COLLECTED DATA:
----------

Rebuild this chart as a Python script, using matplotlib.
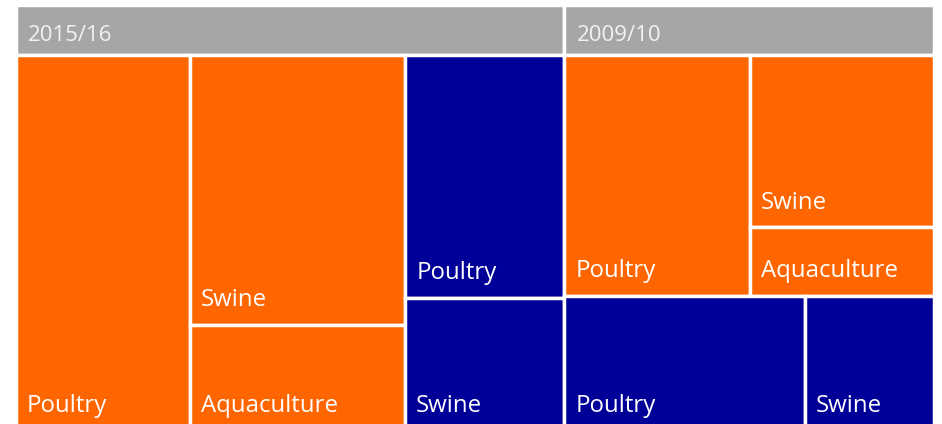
import matplotlib.pyplot as plt
from matplotlib.patches import Rectangle

# values (relative units)
years = ["2015/16", "2009/10"]
orange_species = ["Poultry", "Swine", "Aquaculture"]
orange_2015 = [65.3, 58.1, 22.6]
orange_2009 = [44.5, 31.7, 12.5]
blue_species = ["Poultry", "Swine"]
blue_2015 = [38.6, 21.0]
blue_2009 = [32.3, 17.3]

ORANGE = "#FF6600"
BLUE = "#000099"
GREY = "#A6A6A6"
FONT = ["Open Sans", "DejaVu Sans"]


def split(items, x, y, w, h):
    # peel the largest item off along the longer side, recurse on the rest
    if len(items) == 1:
        return [(items[0][1], (x, y, w, h))]
    total = sum(v for v, _ in items)
    v, p = items[0]
    f = v / total
    if w >= h:
        w1 = w * f
        return [(p, (x, y, w1, h))] + split(items[1:], x + w1, y, w - w1, h)
    h1 = h * f
    return [(p, (x, y, w, h1))] + split(items[1:], x, y + h1, w, h - h1)


fig = plt.figure(figsize=(9.42, 4.24), dpi=100)
ax = fig.add_axes([0, 0, 1, 1])
ax.set_xlim(0, 942)
ax.set_ylim(424, 0)
ax.axis("off")

data = {
    "2015/16": [(sum(orange_2015), (ORANGE, orange_species, orange_2015)),
                (sum(blue_2015), (BLUE, blue_species, blue_2015))],
    "2009/10": [(sum(orange_2009), (ORANGE, orange_species, orange_2009)),
                (sum(blue_2009), (BLUE, blue_species, blue_2009))],
}

header_h = 50
lw = 2.5
year_items = sorted([(sum(v for v, _ in data[yr]), yr) for yr in years], reverse=True)
for yr, (x, y, w, h) in split(year_items, 15.5, 5, 918, 425):
    ax.add_patch(Rectangle((x, y), w, header_h, facecolor=GREY, edgecolor="white", lw=lw))
    ax.text(x + 12.5, y + 36, yr, color="#F2F2F2", fontsize=16,
            family=FONT, va="baseline", ha="left")
    groups = sorted(data[yr], key=lambda t: -t[0])
    for (color, names, vals), (gx, gy, gw, gh) in split(groups, x, y + header_h, w, h - header_h):
        items = sorted(zip(vals, names), reverse=True)
        for name, (rx, ry, rw, rh) in split(items, gx, gy, gw, gh):
            ax.add_patch(Rectangle((rx, ry), rw, rh, facecolor=color, edgecolor="white", lw=lw))
            ax.text(rx + 11, ry + rh - 18.5, name, color="white", fontsize=17.3,
                    family=FONT, va="baseline", ha="left")

fig.savefig("out.png", dpi=100)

----------

AIM: Where a line of the data holds "matplotlib", show that line.

COMPLETE OUTPUT:
Rebuild this chart as a Python script, using matplotlib.
import matplotlib.pyplot as plt
from matplotlib.patches import Rectangle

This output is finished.